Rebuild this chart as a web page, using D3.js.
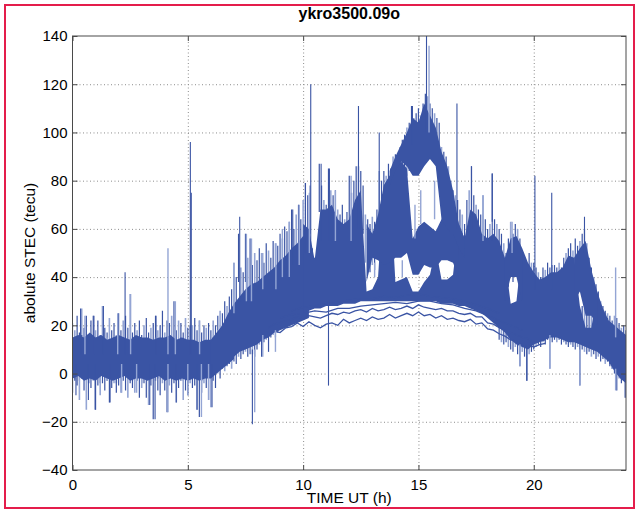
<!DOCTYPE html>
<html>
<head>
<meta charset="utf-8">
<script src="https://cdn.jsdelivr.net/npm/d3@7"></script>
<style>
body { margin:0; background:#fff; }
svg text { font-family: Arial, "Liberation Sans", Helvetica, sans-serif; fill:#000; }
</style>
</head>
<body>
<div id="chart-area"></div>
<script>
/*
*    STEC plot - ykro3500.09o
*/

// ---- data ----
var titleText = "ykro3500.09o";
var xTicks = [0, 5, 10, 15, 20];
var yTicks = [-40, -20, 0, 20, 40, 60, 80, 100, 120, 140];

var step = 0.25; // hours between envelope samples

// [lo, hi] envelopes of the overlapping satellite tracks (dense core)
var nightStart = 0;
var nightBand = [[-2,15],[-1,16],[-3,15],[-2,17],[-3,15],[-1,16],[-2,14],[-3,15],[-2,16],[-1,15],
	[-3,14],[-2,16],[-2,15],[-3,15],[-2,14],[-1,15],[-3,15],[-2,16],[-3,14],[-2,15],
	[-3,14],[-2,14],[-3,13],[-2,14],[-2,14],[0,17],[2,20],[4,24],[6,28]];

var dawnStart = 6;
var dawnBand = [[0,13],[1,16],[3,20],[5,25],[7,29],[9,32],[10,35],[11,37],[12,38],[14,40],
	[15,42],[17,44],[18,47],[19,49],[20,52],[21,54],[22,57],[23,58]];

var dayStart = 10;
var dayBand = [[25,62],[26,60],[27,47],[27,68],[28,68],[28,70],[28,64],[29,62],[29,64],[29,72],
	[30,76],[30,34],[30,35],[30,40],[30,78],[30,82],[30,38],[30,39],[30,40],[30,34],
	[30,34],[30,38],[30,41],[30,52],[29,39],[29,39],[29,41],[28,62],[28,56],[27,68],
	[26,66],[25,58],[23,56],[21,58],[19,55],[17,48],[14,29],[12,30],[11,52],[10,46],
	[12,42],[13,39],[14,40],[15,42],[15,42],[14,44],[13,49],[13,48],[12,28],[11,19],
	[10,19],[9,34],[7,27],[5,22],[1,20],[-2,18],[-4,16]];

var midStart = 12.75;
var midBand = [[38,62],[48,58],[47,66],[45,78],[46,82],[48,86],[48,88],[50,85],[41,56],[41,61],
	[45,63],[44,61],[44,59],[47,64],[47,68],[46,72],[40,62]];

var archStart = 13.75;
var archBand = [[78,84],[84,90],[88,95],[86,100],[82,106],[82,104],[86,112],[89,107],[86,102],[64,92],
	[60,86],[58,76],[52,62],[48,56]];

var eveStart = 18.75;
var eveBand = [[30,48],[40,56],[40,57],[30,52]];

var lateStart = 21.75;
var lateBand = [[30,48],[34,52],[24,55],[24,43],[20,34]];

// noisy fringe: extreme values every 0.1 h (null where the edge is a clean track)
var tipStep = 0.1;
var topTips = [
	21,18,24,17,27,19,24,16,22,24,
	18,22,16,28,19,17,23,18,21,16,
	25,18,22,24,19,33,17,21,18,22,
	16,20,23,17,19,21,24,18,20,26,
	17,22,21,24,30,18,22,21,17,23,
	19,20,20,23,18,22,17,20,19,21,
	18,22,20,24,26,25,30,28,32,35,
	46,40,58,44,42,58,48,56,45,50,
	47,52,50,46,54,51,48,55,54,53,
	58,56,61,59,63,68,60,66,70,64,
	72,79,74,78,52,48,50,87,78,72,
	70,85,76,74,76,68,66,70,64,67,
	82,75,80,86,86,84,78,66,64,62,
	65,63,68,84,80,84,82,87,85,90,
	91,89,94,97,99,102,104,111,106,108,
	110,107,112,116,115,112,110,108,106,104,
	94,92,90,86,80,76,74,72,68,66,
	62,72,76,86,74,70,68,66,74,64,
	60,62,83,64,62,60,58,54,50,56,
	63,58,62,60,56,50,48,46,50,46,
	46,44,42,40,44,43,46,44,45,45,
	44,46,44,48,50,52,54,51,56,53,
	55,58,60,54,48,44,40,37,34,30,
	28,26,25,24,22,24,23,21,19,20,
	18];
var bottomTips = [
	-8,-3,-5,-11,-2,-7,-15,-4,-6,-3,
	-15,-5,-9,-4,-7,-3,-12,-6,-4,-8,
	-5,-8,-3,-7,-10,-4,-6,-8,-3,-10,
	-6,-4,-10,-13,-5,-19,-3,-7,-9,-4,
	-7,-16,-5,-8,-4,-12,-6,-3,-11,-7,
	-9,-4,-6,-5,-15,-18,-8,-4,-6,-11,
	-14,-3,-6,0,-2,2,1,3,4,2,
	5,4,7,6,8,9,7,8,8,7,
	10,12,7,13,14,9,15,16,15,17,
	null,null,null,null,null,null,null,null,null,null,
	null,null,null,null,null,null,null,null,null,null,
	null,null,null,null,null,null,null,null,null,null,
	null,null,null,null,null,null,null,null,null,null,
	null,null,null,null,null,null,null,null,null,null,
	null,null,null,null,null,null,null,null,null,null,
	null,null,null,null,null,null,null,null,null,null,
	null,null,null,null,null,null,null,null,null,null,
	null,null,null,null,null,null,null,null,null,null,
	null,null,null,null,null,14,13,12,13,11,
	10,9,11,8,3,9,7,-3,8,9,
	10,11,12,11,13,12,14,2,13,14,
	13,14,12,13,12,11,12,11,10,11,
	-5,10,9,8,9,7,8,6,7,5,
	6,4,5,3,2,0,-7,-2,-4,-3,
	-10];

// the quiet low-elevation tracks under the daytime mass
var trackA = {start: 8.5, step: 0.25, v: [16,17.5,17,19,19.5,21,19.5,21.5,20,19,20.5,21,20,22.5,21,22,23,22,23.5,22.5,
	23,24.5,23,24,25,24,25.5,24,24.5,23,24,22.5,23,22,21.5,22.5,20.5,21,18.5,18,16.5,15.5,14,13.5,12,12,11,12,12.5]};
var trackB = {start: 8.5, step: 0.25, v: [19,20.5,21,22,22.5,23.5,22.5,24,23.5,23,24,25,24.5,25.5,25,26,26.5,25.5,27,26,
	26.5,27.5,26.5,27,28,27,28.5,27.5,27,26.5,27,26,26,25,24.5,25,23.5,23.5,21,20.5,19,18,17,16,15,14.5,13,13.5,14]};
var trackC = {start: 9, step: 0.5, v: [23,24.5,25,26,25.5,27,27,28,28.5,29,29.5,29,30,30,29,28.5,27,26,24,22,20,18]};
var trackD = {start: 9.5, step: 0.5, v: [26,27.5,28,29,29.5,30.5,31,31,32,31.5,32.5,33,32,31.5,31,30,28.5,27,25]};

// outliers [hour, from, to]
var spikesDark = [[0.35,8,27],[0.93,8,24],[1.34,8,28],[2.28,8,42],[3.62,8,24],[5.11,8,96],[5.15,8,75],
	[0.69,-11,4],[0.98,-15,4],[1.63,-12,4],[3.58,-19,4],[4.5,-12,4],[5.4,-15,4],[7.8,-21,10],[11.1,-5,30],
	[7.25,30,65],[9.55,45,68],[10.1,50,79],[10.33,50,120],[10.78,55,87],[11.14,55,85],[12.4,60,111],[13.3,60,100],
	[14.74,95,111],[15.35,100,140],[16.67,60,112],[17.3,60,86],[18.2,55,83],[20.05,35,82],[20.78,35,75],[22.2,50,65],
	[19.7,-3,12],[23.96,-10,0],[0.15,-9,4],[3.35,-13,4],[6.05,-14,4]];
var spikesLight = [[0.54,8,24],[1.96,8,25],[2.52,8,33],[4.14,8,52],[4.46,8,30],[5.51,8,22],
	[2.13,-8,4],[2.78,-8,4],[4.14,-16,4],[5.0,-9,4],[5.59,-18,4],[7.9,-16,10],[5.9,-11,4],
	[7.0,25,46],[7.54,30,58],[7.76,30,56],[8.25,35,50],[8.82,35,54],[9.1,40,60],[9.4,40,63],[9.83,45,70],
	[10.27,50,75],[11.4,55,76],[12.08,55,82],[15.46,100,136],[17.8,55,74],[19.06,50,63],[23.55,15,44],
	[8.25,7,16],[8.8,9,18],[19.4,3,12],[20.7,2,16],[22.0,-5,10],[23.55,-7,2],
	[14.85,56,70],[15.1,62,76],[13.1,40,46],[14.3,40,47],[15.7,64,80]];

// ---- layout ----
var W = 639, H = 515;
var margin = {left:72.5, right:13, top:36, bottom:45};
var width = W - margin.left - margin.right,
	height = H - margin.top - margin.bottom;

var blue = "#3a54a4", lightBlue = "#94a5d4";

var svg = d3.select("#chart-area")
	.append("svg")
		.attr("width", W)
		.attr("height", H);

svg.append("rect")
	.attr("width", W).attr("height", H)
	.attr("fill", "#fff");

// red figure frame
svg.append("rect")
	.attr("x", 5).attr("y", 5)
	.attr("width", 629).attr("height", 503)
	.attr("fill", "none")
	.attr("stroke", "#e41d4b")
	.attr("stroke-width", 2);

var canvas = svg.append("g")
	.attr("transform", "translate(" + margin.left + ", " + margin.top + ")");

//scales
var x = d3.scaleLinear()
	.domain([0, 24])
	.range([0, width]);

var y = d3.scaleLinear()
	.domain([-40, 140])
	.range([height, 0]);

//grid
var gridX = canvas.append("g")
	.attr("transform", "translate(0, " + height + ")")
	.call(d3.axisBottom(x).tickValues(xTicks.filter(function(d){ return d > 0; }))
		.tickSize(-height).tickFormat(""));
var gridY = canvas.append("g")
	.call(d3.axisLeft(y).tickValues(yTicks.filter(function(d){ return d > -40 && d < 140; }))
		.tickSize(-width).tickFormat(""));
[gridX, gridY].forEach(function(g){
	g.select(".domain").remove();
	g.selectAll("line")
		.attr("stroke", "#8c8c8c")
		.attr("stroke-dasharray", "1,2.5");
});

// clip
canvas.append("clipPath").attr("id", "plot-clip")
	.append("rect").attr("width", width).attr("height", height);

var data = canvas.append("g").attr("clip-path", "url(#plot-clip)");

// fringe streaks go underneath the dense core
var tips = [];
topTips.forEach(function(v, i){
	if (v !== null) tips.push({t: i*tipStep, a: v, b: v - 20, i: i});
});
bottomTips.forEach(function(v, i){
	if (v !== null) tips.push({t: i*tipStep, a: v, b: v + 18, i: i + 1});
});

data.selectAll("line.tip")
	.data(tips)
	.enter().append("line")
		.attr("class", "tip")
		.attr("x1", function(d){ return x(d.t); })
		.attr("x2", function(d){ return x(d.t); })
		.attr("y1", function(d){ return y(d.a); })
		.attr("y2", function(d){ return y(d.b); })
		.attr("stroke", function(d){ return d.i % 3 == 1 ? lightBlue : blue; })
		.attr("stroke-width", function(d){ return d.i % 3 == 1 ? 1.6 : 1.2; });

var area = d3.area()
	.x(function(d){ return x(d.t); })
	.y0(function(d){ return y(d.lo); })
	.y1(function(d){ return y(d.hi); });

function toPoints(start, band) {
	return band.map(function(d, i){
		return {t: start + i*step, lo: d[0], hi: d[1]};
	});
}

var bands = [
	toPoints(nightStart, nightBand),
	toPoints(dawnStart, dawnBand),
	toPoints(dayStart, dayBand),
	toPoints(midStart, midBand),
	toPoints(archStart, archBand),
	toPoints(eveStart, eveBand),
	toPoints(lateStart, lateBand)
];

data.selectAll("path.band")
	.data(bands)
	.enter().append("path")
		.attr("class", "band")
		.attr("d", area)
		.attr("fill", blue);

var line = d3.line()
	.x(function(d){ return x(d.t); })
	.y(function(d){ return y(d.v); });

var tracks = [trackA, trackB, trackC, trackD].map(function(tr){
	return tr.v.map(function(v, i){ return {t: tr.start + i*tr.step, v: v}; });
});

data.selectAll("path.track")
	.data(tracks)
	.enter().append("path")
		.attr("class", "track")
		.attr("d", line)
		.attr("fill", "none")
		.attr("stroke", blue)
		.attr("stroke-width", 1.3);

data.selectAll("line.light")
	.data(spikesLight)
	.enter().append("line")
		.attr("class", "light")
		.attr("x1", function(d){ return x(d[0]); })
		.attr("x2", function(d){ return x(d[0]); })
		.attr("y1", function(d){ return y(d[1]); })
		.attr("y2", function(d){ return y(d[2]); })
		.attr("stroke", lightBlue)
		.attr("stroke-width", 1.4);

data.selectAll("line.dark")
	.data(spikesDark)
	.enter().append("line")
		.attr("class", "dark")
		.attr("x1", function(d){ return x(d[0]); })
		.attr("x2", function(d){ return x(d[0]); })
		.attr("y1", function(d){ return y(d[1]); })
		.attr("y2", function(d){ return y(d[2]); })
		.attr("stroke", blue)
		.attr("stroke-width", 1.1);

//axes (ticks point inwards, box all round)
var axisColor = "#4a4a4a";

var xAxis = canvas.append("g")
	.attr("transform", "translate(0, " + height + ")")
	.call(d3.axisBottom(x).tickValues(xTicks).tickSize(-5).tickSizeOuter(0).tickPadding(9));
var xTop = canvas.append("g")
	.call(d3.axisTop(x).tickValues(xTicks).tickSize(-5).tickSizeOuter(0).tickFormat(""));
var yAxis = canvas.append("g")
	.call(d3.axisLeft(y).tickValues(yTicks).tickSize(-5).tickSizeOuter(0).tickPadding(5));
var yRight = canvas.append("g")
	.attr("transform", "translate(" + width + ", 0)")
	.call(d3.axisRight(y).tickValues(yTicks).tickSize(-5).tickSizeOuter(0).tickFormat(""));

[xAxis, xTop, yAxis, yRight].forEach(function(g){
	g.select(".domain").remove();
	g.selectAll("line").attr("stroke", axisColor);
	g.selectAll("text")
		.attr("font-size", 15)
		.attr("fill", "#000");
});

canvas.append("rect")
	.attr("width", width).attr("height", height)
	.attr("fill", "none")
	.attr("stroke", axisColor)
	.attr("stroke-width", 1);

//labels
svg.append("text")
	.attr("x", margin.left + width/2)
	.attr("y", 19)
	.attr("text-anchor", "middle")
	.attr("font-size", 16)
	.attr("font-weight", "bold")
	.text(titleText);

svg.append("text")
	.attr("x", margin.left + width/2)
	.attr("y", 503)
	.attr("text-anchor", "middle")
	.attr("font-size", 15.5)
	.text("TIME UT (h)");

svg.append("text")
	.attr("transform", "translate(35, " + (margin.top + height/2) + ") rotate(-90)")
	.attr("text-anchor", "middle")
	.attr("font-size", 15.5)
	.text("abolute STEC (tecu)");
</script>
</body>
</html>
==
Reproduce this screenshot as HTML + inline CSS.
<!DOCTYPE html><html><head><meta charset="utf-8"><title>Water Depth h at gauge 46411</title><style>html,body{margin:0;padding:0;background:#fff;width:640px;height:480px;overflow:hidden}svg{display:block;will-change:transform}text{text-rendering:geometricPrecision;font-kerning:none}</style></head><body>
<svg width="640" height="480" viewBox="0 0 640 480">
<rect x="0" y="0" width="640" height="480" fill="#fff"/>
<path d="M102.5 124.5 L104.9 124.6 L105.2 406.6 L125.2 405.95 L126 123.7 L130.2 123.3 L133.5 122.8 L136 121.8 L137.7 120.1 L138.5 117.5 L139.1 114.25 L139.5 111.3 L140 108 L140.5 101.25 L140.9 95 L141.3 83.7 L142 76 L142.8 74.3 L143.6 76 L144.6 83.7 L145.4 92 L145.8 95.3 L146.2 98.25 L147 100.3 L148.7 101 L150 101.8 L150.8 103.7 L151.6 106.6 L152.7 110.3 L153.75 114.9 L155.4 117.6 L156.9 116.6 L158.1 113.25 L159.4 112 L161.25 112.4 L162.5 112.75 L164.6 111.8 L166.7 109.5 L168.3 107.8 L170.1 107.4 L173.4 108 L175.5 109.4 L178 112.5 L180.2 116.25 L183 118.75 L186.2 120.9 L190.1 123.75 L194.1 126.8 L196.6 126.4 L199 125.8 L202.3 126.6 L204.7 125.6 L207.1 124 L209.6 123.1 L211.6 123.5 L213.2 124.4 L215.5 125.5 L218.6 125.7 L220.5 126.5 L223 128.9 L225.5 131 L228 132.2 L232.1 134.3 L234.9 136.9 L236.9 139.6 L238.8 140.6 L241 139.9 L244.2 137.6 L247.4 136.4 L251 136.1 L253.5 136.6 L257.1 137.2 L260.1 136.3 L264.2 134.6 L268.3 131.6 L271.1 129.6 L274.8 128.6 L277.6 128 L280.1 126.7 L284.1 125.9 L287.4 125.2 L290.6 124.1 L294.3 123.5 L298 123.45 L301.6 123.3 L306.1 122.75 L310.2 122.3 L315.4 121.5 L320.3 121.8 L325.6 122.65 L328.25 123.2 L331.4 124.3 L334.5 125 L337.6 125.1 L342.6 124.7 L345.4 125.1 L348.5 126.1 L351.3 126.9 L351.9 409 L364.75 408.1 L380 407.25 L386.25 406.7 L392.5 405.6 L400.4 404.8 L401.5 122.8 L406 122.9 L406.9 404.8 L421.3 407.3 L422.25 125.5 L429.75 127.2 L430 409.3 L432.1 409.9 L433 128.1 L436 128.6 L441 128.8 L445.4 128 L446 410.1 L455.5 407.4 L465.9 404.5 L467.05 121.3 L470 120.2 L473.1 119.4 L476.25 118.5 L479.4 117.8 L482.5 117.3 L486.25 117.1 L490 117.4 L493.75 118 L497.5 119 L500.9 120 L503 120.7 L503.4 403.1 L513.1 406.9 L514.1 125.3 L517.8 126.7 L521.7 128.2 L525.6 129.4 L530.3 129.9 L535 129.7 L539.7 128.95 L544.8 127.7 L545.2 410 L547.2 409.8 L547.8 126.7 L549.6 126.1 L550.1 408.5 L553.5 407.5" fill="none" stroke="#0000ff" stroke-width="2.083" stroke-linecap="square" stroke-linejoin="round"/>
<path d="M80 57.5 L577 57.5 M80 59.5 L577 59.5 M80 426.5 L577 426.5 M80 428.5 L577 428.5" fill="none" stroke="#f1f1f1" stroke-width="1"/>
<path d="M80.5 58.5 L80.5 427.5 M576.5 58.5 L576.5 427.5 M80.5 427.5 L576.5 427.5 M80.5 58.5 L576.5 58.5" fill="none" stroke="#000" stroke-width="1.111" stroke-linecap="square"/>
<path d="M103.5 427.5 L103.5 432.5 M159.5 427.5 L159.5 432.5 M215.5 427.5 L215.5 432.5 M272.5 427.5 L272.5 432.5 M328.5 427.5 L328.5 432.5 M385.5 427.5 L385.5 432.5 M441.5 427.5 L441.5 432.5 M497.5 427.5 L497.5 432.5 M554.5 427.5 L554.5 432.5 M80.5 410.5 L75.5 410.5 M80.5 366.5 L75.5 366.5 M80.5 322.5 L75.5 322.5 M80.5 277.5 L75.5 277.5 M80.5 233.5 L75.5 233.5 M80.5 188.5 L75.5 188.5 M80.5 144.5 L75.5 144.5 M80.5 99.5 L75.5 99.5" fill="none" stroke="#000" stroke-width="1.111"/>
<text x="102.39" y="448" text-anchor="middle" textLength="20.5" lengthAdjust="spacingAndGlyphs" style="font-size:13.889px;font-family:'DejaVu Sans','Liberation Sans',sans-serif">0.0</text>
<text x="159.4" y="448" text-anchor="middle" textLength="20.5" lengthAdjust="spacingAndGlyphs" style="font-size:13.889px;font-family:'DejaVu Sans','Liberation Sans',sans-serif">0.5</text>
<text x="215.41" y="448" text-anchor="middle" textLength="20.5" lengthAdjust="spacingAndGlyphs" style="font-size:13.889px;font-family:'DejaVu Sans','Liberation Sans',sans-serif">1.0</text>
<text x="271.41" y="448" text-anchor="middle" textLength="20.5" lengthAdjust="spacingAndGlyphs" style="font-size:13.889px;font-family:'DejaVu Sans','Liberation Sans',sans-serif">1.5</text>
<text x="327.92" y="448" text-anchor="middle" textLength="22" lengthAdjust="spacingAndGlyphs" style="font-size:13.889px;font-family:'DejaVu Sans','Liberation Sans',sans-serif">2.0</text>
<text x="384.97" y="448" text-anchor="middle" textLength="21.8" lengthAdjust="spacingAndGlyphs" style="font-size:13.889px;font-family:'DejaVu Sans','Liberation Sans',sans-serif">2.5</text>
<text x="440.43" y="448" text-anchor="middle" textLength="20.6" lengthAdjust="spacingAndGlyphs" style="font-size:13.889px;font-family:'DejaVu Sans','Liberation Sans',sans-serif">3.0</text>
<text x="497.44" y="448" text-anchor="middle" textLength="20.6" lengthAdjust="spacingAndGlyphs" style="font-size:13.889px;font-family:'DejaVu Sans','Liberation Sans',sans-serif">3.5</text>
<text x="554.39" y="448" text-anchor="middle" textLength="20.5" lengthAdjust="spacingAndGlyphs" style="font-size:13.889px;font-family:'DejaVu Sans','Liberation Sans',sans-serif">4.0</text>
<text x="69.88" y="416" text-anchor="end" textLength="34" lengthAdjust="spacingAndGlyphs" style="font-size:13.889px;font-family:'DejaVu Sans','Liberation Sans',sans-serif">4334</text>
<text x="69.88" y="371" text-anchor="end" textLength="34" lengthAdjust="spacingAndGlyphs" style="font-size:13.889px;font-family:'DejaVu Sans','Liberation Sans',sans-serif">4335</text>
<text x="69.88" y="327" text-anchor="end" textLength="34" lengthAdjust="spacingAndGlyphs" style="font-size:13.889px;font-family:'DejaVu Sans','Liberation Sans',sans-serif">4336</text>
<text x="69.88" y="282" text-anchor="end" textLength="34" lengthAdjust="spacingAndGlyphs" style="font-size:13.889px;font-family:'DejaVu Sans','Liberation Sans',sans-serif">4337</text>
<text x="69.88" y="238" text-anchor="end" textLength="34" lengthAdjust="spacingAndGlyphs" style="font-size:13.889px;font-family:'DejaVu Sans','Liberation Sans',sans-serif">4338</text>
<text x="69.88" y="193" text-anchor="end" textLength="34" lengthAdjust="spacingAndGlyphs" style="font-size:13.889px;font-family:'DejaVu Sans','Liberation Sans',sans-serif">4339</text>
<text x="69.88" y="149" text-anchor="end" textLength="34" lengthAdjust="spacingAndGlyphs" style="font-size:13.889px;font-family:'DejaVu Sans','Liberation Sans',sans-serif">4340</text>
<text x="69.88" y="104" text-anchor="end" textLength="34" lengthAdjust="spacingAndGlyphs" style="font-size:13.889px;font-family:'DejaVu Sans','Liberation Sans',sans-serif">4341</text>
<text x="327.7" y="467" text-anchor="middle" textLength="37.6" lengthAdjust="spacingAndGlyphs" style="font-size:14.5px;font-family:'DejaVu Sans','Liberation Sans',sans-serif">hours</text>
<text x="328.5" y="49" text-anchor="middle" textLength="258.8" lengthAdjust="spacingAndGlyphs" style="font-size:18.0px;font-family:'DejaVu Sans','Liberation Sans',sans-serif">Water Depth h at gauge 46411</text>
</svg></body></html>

Task instructions: Give again, exactly as written above, every line from the one holding "Rebuild this chart" to the one holding "var eveBand = [[30,48],[40,56],[40,57],[30,52]];", with both ends kept and the pictures left out.

Answer to the task:
Rebuild this chart as a web page, using D3.js.
<!DOCTYPE html>
<html>
<head>
<meta charset="utf-8">
<script src="https://cdn.jsdelivr.net/npm/d3@7"></script>
<style>
body { margin:0; background:#fff; }
svg text { font-family: Arial, "Liberation Sans", Helvetica, sans-serif; fill:#000; }
</style>
</head>
<body>
<div id="chart-area"></div>
<script>
/*
*    STEC plot - ykro3500.09o
*/

// ---- data ----
var titleText = "ykro3500.09o";
var xTicks = [0, 5, 10, 15, 20];
var yTicks = [-40, -20, 0, 20, 40, 60, 80, 100, 120, 140];

var step = 0.25; // hours between envelope samples

// [lo, hi] envelopes of the overlapping satellite tracks (dense core)
var nightStart = 0;
var nightBand = [[-2,15],[-1,16],[-3,15],[-2,17],[-3,15],[-1,16],[-2,14],[-3,15],[-2,16],[-1,15],
	[-3,14],[-2,16],[-2,15],[-3,15],[-2,14],[-1,15],[-3,15],[-2,16],[-3,14],[-2,15],
	[-3,14],[-2,14],[-3,13],[-2,14],[-2,14],[0,17],[2,20],[4,24],[6,28]];

var dawnStart = 6;
var dawnBand = [[0,13],[1,16],[3,20],[5,25],[7,29],[9,32],[10,35],[11,37],[12,38],[14,40],
	[15,42],[17,44],[18,47],[19,49],[20,52],[21,54],[22,57],[23,58]];

var dayStart = 10;
var dayBand = [[25,62],[26,60],[27,47],[27,68],[28,68],[28,70],[28,64],[29,62],[29,64],[29,72],
	[30,76],[30,34],[30,35],[30,40],[30,78],[30,82],[30,38],[30,39],[30,40],[30,34],
	[30,34],[30,38],[30,41],[30,52],[29,39],[29,39],[29,41],[28,62],[28,56],[27,68],
	[26,66],[25,58],[23,56],[21,58],[19,55],[17,48],[14,29],[12,30],[11,52],[10,46],
	[12,42],[13,39],[14,40],[15,42],[15,42],[14,44],[13,49],[13,48],[12,28],[11,19],
	[10,19],[9,34],[7,27],[5,22],[1,20],[-2,18],[-4,16]];

var midStart = 12.75;
var midBand = [[38,62],[48,58],[47,66],[45,78],[46,82],[48,86],[48,88],[50,85],[41,56],[41,61],
	[45,63],[44,61],[44,59],[47,64],[47,68],[46,72],[40,62]];

var archStart = 13.75;
var archBand = [[78,84],[84,90],[88,95],[86,100],[82,106],[82,104],[86,112],[89,107],[86,102],[64,92],
	[60,86],[58,76],[52,62],[48,56]];

var eveStart = 18.75;
var eveBand = [[30,48],[40,56],[40,57],[30,52]];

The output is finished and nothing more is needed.